Healthy pie? You bet! Make your own pie from scratch with these better-for-you recipes.
Few things finish off a meal with family or friends like a slice of homemade pie. Yet most traditional pies can torpedo your diet with an avalanche of calories from not-so-stellar sources, namely white sugar, white flour, and lard or shortening.

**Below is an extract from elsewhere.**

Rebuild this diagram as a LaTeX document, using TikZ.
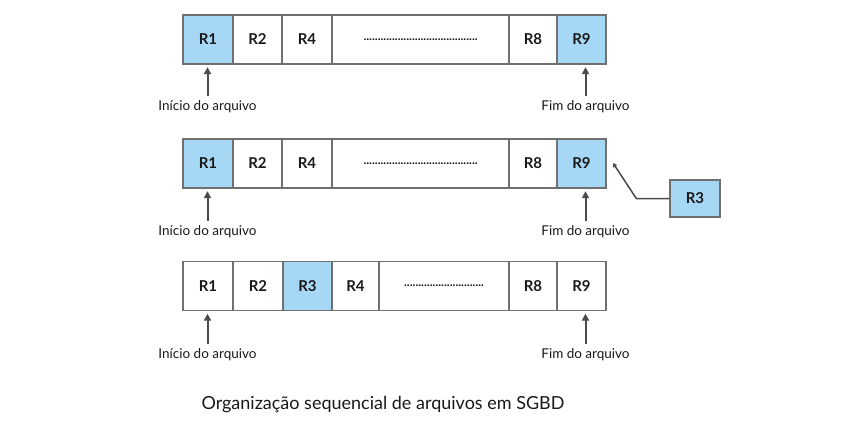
\documentclass[tikz,border=0pt]{standalone}
\usepackage{fontspec}
\setmainfont{Lato}
\usepackage{xcolor}
\usetikzlibrary{arrows.meta,positioning}
\definecolor{azulclaro}{RGB}{166,216,246}
\definecolor{borda}{RGB}{112,112,112}
\definecolor{cinza}{RGB}{75,75,75}
\definecolor{texto}{RGB}{25,25,25}

\begin{document}
\begin{tikzpicture}[x=1pt,y=-1pt,
    celula/.style={draw=borda,line width=1.3pt,minimum height=49pt,inner sep=0pt,text=texto,font=\bfseries\fontsize{15}{15}\selectfont},
    marcado/.style={celula,fill=azulclaro},
    pontos/.style={celula,font=\bfseries\fontsize{12}{12}\selectfont},
    rotulo/.style={inner sep=0pt,text=texto,font=\fontsize{13.5}{13.5}\selectfont},
    seta/.style={draw=cinza,line width=2pt,shorten <=5pt,shorten >=2.5pt,-{Triangle[length=7pt,width=7pt]}}]
  \useasboundingbox (0,0) rectangle (868,426);

  % primeira linha
  \node[marcado,minimum width=50pt] (a1) at (208,39.5) {R1};
  \node[celula,minimum width=49pt] (a2) at (257.5,39.5) {R2};
  \node[celula,minimum width=50pt] (a4) at (307,39.5) {R4};
  \node[pontos,minimum width=177pt] (ad) at (420.5,39.5) {........................................};
  \node[celula,minimum width=48pt] (a8) at (533,39.5) {R8};
  \node[marcado,minimum width=49pt] (a9) at (581.5,39.5) {R9};
  \node[rotulo] (ini1) at (207.5,107) {Início do arquivo};
  \node[rotulo] (fim1) at (585.5,107) {Fim do arquivo};
  \draw[seta] (ini1.north) -- (ini1.north |- a1.south);
  \draw[seta] (fim1.north) -- (fim1.north |- a9.south);

  % segunda linha
  \node[marcado,minimum width=50pt] (b1) at (208,163.5) {R1};
  \node[celula,minimum width=49pt] (b2) at (257.5,163.5) {R2};
  \node[celula,minimum width=50pt] (b4) at (307,163.5) {R4};
  \node[pontos,minimum width=177pt] (bd) at (420.5,163.5) {........................................};
  \node[celula,minimum width=48pt] (b8) at (533,163.5) {R8};
  \node[marcado,minimum width=49pt] (b9) at (581.5,163.5) {R9};
  \node[rotulo] (ini2) at (207.5,232) {Início do arquivo};
  \node[rotulo] (fim2) at (585.5,232) {Fim do arquivo};
  \draw[seta] (ini2.north) -- (ini2.north |- b1.south);
  \draw[seta] (fim2.north) -- (fim2.north |- b9.south);
  \node[marcado,minimum width=50pt,minimum height=37pt] (novo) at (695,198.5) {R3};
  \coordinate (alvo) at (613,163);
  \draw[draw=cinza,line width=1.5pt,-{Triangle[length=4pt,width=4.5pt]}] (novo.west) -- ++(-33,0) -- (alvo);

  % terceira linha
  \node[celula,minimum width=50pt] (c1) at (208,286) {R1};
  \node[celula,minimum width=50pt] (c2) at (258,286) {R2};
  \node[marcado,minimum width=49pt] (c3) at (307.5,286) {R3};
  \node[celula,minimum width=47pt] (c4) at (355.5,286) {R4};
  \node[pontos,minimum width=130pt] (cd) at (444,286) {............................};
  \node[celula,minimum width=48pt] (c8) at (533,286) {R8};
  \node[celula,minimum width=49pt] (c9) at (581.5,286) {R9};
  \node[rotulo] (ini3) at (207.5,355) {Início do arquivo};
  \node[rotulo] (fim3) at (585.5,355) {Fim do arquivo};
  \draw[seta] (ini3.north) -- (ini3.north |- c1.south);
  \draw[seta] (fim3.north) -- (fim3.north |- c9.south);

  \node[text=texto,font=\fontsize{18}{18}\selectfont] (legenda) at (383,405) {Organização sequencial de arquivos em SGBD};
\end{tikzpicture}
\end{document}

Pie need not be a guilty indulgence. These fresh takes on this cherished dessert will surely bring smiles to any table of pie lovers and include the ingredients needed to knock them into nutritional shape. Pies are a great way to use up Mother Nature’s late-summer abundance of fresh fruits and vegetables.
Recipes
- Spelt Pie Crust
- Cherry Chocolate Pies
- Butternut Pecan Pie
- Apple Cheddar Rosemary Pie
- Lemon Greek Yogurt Pie with Blueberry Compote
- Gluten-Free Almond Pie Crust
- Peach Pistachio Pie
Easy as pie
A pie is only as good as its crust. These tips will help make you a pie-making pro.
Fat chance
All-butter crusts have wonderful richness, but for better flavour and improved nutrition try to source organic butter gleaned from grass-fed cows. For a flakier crust don’t overwork the butter into the flour—blend it into the flour just until it’s reduced to the size of peas. For a dairy-free crust, you can experiment with using unmelted coconut oil or one of the increasing number of dairy-free organic shortenings now available.
Cold shoulder
It’s best to work with very cold butter, so try placing it in the freezer for 30 minutes before blending into the flour. You can also do the same with coconut oil or dairy-free shortening. Warm fat will be absorbed by the flour instead of coating it, resulting in a less flaky, tougher crust. To keep things cool, you can also refrigerate your rolling pin before using it and also the pie with its filling while you roll the top crust. Attempt to make your pies during the time of day when your kitchen is at its coolest.
Add acid
A touch of cider vinegar serves to help tenderize the crust.
Roll play
Rolling dough between sheets of parchment paper can help immensely in avoiding a sticky situation and transferring the rolled dough from work station to pie plate. You can lightly flour the parchment paper to further limit sticking.
Give it a wash
Brushing the tops of pies with a beaten egg wash will produce a drool-worthy golden colour and a glossy finish. You want to apply a fairly thin coating, preferably with a pastry brush, with no puddles. Whisking the egg with a couple of teaspoons of water will help thin out the glaze for better brushing.
Pan handling
The dish you bake your pie in plays an important role in the outcome of a crowd-pleasing pie. Glass is a great option because it heats slowly and allows the heat to spread evenly. Ceramic also helps pies cook evenly and gently, without drying them out. In the oven, it’s wise to place the pie pan on a baking sheet to catch any possible overflow that seeps out of the pie.